- Direction: Using the material below, print a verbatim copy of every line from the one containing "Give me the Bokeh source for this chart." through the one containing "from bokeh.resources import INLINE", inclusive, and omit the pictures.

---

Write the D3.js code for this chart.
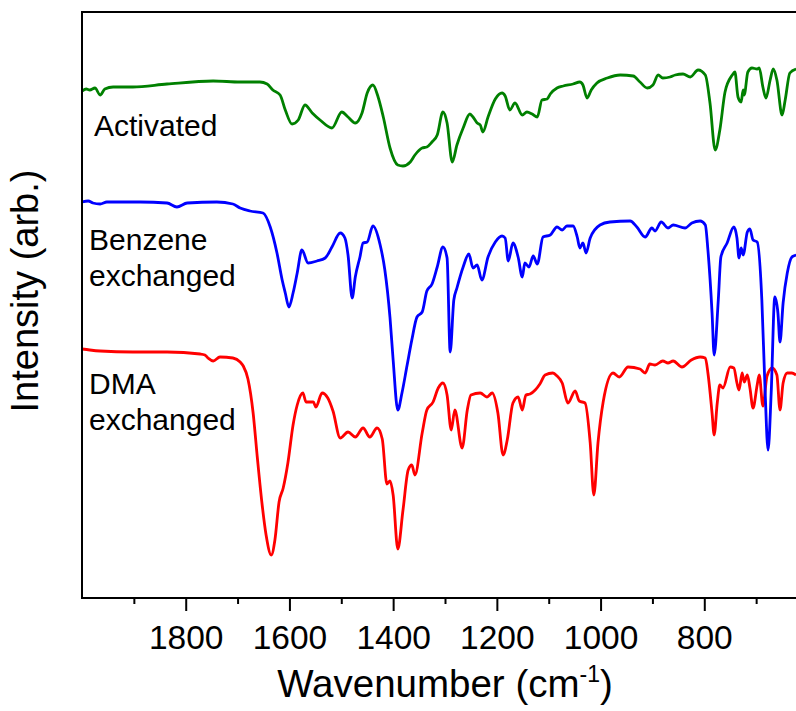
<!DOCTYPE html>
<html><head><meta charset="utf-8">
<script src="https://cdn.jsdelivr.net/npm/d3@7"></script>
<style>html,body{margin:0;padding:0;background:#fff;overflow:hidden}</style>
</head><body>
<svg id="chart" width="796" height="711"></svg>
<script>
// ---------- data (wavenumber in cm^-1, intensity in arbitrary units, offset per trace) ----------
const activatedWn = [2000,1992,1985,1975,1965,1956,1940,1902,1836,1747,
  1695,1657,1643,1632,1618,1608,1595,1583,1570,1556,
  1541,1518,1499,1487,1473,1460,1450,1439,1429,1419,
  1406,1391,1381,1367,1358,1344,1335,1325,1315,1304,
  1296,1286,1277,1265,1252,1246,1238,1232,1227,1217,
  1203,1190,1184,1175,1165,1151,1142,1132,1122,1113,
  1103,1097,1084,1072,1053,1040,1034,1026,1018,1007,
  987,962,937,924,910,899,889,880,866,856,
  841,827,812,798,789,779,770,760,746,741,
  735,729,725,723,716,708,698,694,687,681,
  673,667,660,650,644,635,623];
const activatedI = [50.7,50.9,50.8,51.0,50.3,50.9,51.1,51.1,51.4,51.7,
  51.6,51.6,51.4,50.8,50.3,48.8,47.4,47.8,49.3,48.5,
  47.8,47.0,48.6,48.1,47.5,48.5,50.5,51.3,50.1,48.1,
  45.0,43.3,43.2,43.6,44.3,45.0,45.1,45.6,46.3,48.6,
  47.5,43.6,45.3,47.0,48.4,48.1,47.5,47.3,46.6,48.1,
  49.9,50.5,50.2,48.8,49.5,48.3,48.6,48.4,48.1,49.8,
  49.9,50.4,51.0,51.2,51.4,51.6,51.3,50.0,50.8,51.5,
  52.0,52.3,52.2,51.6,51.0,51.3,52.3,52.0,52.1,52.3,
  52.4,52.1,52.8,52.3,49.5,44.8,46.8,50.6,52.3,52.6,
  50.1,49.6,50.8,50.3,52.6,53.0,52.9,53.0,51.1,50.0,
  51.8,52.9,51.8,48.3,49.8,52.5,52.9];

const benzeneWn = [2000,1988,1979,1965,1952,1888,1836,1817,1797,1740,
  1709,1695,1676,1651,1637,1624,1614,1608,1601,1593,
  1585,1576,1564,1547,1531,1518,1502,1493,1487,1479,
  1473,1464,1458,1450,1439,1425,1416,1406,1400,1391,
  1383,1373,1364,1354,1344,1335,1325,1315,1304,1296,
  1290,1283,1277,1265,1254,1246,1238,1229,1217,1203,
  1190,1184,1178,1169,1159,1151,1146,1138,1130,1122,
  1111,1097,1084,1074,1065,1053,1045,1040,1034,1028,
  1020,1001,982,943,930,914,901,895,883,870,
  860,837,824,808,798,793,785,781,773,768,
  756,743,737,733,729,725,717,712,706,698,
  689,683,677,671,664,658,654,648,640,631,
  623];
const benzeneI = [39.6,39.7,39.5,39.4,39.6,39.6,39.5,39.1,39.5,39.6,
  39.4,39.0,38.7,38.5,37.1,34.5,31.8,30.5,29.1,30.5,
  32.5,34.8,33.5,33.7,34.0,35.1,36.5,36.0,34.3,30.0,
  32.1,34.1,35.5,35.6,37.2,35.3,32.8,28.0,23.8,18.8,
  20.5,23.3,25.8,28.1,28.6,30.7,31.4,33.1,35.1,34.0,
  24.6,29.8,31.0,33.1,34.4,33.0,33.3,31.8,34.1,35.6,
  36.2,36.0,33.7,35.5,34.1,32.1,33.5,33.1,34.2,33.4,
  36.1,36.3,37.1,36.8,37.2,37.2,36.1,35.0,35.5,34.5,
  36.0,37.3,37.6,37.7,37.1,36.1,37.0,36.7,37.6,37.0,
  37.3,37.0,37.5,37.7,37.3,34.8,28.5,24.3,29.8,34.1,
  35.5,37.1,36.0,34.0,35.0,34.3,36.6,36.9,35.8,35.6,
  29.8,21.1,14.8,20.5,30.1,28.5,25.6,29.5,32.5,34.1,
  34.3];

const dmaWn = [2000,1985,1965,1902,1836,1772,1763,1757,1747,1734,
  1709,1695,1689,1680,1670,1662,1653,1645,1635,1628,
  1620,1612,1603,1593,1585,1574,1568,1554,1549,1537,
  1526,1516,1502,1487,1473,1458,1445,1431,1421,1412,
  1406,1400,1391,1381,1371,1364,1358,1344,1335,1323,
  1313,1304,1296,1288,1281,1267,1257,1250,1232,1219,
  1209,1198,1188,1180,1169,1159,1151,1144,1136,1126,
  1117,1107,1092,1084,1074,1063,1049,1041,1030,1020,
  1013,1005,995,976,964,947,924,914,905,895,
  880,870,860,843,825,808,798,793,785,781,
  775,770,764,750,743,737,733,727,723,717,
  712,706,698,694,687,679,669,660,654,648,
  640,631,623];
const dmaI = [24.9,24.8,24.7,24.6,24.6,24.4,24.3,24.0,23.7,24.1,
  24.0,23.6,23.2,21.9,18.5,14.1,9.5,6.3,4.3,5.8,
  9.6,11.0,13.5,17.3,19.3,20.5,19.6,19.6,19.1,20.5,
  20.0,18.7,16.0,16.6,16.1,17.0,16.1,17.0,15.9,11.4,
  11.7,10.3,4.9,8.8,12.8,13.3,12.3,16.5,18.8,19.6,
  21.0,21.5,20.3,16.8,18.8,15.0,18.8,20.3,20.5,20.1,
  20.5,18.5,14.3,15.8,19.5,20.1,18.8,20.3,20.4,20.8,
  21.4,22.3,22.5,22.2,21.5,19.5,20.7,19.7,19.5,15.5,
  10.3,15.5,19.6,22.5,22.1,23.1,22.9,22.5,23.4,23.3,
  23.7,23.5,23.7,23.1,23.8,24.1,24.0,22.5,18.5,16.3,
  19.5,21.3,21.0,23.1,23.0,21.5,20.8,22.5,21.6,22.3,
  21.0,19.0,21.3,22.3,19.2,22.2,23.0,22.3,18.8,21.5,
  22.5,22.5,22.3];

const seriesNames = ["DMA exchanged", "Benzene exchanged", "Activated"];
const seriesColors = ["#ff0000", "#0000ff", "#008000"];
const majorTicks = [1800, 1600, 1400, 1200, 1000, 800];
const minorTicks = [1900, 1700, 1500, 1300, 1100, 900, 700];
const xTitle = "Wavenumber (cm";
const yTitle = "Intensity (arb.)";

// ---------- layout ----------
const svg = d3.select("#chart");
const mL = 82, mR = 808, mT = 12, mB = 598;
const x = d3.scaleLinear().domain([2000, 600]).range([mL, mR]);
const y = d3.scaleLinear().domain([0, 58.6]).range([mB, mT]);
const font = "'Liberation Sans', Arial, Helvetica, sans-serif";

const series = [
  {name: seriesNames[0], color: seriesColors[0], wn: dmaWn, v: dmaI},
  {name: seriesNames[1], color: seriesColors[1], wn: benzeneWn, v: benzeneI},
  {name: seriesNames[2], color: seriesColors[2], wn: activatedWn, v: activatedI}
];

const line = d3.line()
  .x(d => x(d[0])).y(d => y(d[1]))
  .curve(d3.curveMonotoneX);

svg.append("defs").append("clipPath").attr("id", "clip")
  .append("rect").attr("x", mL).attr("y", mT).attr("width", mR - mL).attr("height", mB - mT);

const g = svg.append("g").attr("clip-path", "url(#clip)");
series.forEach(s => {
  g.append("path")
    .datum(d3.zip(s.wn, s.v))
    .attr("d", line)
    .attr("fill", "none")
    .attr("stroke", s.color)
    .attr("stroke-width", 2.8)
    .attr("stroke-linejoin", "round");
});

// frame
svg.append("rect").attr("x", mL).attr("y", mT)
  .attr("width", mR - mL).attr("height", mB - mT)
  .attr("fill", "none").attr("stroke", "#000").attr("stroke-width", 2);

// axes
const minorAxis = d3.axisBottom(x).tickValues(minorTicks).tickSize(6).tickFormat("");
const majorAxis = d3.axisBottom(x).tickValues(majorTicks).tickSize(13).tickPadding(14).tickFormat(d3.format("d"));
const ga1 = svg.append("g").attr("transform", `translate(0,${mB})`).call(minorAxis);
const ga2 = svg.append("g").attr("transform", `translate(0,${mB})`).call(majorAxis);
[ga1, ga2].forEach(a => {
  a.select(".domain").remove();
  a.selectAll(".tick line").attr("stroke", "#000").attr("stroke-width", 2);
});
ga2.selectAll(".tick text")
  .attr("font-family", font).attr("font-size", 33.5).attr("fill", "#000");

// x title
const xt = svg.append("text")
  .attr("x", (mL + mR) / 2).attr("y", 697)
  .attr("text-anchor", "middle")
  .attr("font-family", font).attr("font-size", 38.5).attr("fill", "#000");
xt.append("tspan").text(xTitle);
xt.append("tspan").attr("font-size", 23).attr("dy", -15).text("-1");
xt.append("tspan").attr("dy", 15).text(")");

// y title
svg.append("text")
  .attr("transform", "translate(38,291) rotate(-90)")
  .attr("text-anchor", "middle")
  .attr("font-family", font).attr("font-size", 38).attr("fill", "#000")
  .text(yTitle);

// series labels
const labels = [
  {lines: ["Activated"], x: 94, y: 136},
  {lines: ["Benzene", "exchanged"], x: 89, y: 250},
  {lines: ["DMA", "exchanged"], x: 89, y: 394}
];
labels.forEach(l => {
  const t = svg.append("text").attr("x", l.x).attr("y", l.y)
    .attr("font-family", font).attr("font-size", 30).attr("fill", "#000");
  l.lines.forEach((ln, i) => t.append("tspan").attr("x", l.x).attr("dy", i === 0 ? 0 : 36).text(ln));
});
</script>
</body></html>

---

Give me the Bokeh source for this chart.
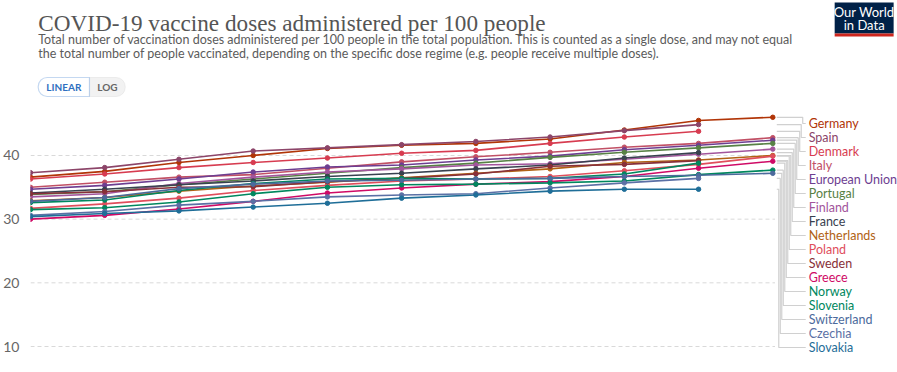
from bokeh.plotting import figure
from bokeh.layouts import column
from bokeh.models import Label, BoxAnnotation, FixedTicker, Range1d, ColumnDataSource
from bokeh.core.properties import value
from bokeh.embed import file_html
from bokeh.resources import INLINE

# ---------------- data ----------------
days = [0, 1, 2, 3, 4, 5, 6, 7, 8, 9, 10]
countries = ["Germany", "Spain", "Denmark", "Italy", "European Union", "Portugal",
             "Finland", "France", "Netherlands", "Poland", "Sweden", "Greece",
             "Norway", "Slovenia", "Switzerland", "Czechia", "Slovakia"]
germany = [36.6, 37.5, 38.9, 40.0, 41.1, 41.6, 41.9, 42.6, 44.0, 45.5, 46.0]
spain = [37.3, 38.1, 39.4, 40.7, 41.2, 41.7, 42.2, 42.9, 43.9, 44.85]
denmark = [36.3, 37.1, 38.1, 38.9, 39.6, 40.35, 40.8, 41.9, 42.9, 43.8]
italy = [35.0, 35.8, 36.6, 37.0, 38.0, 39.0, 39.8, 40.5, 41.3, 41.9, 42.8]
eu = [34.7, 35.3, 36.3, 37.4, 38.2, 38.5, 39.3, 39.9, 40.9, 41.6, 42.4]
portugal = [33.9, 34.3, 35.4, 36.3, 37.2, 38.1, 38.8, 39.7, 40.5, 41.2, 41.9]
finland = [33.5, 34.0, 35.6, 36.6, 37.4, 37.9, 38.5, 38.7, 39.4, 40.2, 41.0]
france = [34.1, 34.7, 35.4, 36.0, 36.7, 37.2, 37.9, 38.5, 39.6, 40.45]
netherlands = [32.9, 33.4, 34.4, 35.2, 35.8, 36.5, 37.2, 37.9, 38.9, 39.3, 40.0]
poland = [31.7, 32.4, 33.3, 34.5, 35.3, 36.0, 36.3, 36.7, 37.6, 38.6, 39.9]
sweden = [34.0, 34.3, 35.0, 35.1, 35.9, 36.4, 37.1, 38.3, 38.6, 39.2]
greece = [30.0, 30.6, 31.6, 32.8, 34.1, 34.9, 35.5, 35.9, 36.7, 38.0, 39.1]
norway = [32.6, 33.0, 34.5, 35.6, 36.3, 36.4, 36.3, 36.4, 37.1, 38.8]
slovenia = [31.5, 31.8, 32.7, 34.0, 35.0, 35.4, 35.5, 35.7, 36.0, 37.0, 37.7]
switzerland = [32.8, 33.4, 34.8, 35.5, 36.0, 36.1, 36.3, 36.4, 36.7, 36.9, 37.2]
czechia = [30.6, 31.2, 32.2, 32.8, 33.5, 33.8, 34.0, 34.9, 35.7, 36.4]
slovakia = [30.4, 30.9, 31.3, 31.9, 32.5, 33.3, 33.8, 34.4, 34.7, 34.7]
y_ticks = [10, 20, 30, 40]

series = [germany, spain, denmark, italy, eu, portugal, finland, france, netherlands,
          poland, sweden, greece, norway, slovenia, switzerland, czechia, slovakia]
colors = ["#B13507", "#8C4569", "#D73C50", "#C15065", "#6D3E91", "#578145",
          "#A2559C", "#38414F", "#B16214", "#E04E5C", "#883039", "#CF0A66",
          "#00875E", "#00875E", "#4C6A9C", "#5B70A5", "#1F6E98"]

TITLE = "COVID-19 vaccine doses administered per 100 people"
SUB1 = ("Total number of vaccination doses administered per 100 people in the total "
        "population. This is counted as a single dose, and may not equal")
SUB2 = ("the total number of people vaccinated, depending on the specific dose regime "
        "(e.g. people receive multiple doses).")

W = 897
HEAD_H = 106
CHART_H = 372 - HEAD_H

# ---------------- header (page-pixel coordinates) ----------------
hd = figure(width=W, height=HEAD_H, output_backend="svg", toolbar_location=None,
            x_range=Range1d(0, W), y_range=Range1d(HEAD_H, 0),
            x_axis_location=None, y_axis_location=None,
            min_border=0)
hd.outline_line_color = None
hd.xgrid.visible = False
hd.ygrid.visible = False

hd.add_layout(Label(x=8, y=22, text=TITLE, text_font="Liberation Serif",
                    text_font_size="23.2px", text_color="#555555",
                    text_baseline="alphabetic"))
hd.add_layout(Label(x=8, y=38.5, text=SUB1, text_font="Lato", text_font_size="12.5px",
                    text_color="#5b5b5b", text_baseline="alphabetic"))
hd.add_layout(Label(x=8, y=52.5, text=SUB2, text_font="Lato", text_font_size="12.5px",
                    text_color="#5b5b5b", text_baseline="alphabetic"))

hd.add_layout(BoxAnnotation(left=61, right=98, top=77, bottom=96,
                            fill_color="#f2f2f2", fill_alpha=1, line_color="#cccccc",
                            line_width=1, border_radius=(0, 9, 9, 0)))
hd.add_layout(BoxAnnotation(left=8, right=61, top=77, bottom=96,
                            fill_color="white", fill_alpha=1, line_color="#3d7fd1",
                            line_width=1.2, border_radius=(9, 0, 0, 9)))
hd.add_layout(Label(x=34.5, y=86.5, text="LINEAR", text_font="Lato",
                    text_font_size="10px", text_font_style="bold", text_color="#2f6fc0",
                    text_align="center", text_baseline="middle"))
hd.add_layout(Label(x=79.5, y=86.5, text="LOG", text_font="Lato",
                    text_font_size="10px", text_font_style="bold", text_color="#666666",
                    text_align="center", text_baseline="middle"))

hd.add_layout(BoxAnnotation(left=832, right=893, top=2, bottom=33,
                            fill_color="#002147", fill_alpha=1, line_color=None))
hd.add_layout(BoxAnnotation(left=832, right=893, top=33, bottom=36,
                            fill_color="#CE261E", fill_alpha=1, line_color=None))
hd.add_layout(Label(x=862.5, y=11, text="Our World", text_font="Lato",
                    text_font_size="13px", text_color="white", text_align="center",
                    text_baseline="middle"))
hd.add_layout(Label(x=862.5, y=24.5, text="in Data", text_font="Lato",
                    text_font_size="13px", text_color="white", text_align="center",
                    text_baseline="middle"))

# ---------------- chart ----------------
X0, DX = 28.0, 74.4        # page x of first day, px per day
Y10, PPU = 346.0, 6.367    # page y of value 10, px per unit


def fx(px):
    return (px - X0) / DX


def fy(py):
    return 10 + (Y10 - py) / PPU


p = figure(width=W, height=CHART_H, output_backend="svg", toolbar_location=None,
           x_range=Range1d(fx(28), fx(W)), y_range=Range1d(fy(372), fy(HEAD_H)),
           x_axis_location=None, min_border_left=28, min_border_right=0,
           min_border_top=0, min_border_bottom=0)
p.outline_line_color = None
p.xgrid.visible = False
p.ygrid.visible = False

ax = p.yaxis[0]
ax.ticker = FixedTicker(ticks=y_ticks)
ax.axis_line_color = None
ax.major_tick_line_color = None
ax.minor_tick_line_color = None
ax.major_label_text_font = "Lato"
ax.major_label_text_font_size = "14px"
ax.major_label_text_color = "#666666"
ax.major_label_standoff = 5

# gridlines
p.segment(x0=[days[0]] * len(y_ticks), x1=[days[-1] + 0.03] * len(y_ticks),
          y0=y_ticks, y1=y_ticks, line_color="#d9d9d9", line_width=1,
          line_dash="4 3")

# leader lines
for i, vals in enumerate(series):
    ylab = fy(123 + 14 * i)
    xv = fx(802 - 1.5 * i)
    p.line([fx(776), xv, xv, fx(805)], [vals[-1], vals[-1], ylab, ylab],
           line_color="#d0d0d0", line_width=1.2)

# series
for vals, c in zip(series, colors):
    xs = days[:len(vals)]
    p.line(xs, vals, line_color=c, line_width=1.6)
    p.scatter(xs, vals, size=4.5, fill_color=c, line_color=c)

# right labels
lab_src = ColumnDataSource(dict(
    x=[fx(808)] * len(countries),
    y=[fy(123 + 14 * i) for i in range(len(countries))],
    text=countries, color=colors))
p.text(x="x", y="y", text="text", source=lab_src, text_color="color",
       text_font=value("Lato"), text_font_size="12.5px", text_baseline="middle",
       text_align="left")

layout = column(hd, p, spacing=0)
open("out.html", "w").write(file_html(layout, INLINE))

---

- Solved problem:
Give me the Bokeh source for this chart.
from bokeh.plotting import figure
from bokeh.layouts import column
from bokeh.models import Label, BoxAnnotation, FixedTicker, Range1d, ColumnDataSource
from bokeh.core.properties import value
from bokeh.embed import file_html
from bokeh.resources import INLINE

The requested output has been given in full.